948 528 Stroud Water Research Center

Following our boots-in-the-water education philosophy, students at Milton Hershey School in Pennsylvania are collaborating with Stroud Water Research Center to deploy water-quality-monitoring sensor stations in a creek that runs through their campus. As part of the school’s Agriculture and Environmental Education pathway, the students are taking the computer science skills they learn in the classroom and applying them to real-world problems in the field.

A Mayfly sensor station deployed in a stream.

An example of a Mayfly sensor station deployed in a stream.

The students will be deploying multiple sensor stations built with EnviroDIY’s Mayfly data logger. EnviroDIY.org in an online community for do-it-yourself environmental science and monitoring and is an initiative of the Stroud Center.
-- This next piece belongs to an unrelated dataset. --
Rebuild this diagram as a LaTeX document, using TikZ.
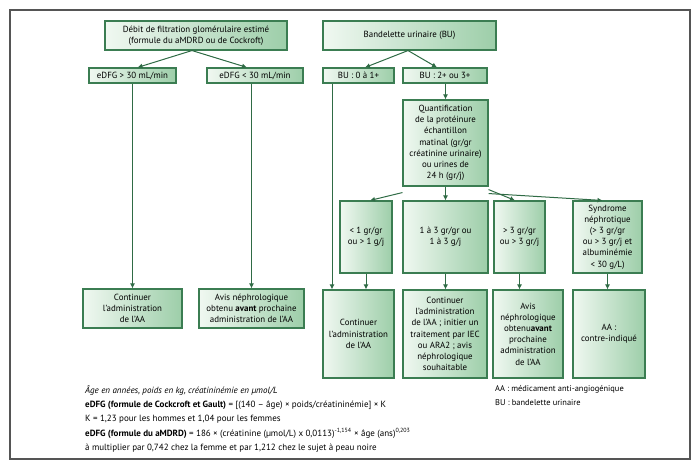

We share our experiences building wireless sensor networks on EnviroDIY so that anyone can replicate and implement their own versions of our instrumentation.

This is experiential learning at its best: getting kids in the stream, getting them interacting in their environment. — Jesse Yonkovich, Agricultural and Environmental Education Academic Coordinator, Milton Hershey School

The EnviroDIY Mayfly Data Logger is a powerful, user-programmable microprocessor board that is fully compatible with the Arduino IDE software. It features the ATmega1284p processor, which is much more powerful than the 328p chip found on most other Arduino boards. It has four times more flash memory for sketches, 8 times more RAM, and almost twice as many input pins.